» **GIVEN TASK**: Lines containing the word "that" should be extracted in full.

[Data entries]
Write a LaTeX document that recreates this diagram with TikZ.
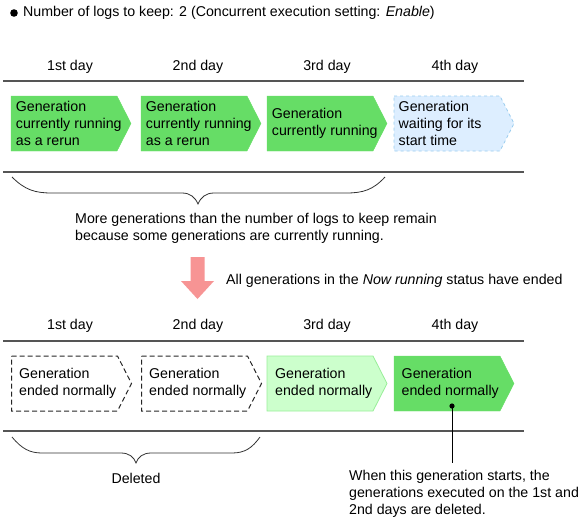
\documentclass[tikz,border=0pt]{standalone}
\usepackage{fontspec}
\setmainfont{Liberation Sans}
\definecolor{gen}{HTML}{66DD66}
\definecolor{genlight}{HTML}{CCFFCC}
\definecolor{genlightb}{HTML}{99EE99}
\definecolor{waitfill}{HTML}{DDEEFF}
\definecolor{waitdraw}{HTML}{99CCEE}
\definecolor{rule}{HTML}{555555}
\definecolor{pinkarrow}{HTML}{F79494}
\tikzset{
  txt/.style={font=\fontsize{14.2}{17}\selectfont, inner sep=0pt, text=black},
  boxtxt/.style={txt, anchor=west, align=left},
  running/.style={fill=gen, draw=gen},
  waiting/.style={fill=waitfill, draw=waitdraw, dashed, line width=0.8pt},
  endeddel/.style={draw=black!85, dash pattern=on 5pt off 3pt, line width=1pt},
  endedold/.style={fill=genlight, draw=genlightb, line width=0.8pt},
  timeline/.style={draw=rule, line width=1.4pt},
  bracestyle/.style={draw=black!80, line width=0.8pt},
}
% #1 left x, #2 top y, #3 style, #4 name, #5 text offset, #6 text
\newcommand{\genshape}[6]{%
  \path[#3] (#1,#2) -- ++(106,0) -- ++(14,27.5) -- ++(-14,27.5) -- ++(-106,0) -- cycle;
  \node[boxtxt] (#4) at (#1+#5,#2+27.5) {#6};
}
\begin{document}
\begin{tikzpicture}[x=1pt,y=-1pt]
\useasboundingbox (0,0) rectangle (587,523);
% title
\fill (14,13) circle (3.8);
\node[txt, anchor=west] (title) at (23,13) {Number of logs to keep: 2 (Concurrent execution setting: \textit{Enable})};
% row 1
\node[txt] (d1a) at (70,67) {1st day};
\node[txt] (d2a) at (198,67) {2nd day};
\node[txt] (d3a) at (327,67) {3rd day};
\node[txt] (d4a) at (455,67) {4th day};
\draw[timeline] (3,81) -- (524,81);
\genshape{11}{96}{running}{g1a}{4.7}{Generation\\currently running\\as a rerun}
\genshape{141}{96}{running}{g2a}{4.7}{Generation\\currently running\\as a rerun}
\genshape{267}{96}{running}{g3a}{4.7}{Generation\\currently running}
\genshape{394}{96}{waiting}{g4a}{4.5}{Generation\\waiting for its\\start time}
\draw[timeline] (3,172) -- (524,172);
\draw[bracestyle] (12,177) .. controls (25,190) and (35,193) .. (52,193) -- (182,193) .. controls (190,193) and (195,197) .. (198,204) .. controls (201,197) and (206,193) .. (214,193) -- (346,193) .. controls (363,193) and (373,190) .. (385,177);
\node[txt, anchor=west, align=left] (note1) at (75,228) {More generations than the number of logs to keep remain\\because some generations are currently running.};
% transition arrow
\fill[pinkarrow] (190.5,257) -- (204.5,257) -- (204.5,281) -- (214,281) -- (197.5,299) -- (181,281) -- (190.5,281) -- cycle;
\node[txt, anchor=west] (trans) at (226,281) {All generations in the \textit{Now running} status have ended};
% row 2
\node[txt] (d1b) at (70,326) {1st day};
\node[txt] (d2b) at (198,326) {2nd day};
\node[txt] (d3b) at (327,326) {3rd day};
\node[txt] (d4b) at (455,326) {4th day};
\draw[timeline] (3,341) -- (524,341);
\genshape{11.5}{356}{endeddel}{g1b}{7.5}{Generation\\ended normally}
\genshape{141.5}{356}{endeddel}{g2b}{7.5}{Generation\\ended normally}
\genshape{267}{356}{endedold}{g3b}{8}{Generation\\ended normally}
\genshape{394}{356}{running}{g4b}{7.5}{Generation\\ended normally}
\draw[timeline] (3,431) -- (524,431);
\draw[bracestyle] (12,437) .. controls (22,449) and (30,453) .. (42,453) -- (121,453) .. controls (129,453) and (134,457) .. (136,463) .. controls (138,457) and (143,453) .. (151,453) -- (232,453) .. controls (245,453) and (252,448) .. (260,437);
\node[txt] (deleted) at (136,478) {Deleted};
% callout
\coordinate (dot) at (452,406);
\coordinate (calloutend) at (452,463);
\fill (dot) circle (2.6);
\draw[line width=0.8pt] (dot) -- (calloutend);
\node[txt, anchor=north west, align=left] (note2) at (349,470) {When this generation starts, the\\generations executed on the 1st and\\2nd days are deleted.};
\end{tikzpicture}
\end{document}
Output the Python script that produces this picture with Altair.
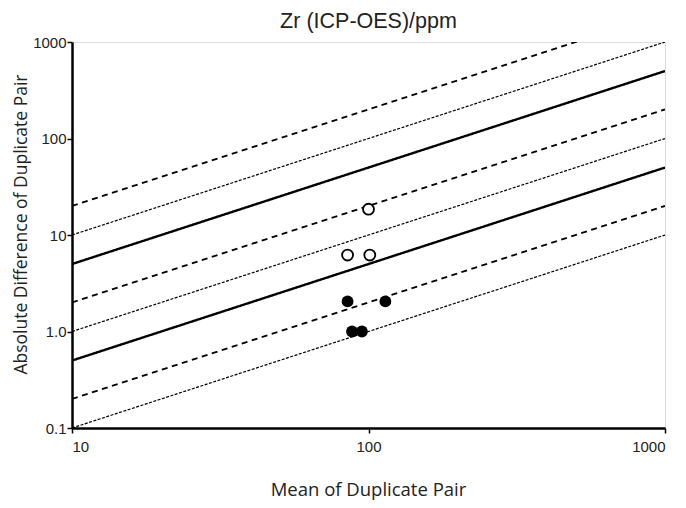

» **WRITTEN ANSWER**:
Write a LaTeX document that recreates this diagram with TikZ.
Output the Python script that produces this picture with Altair.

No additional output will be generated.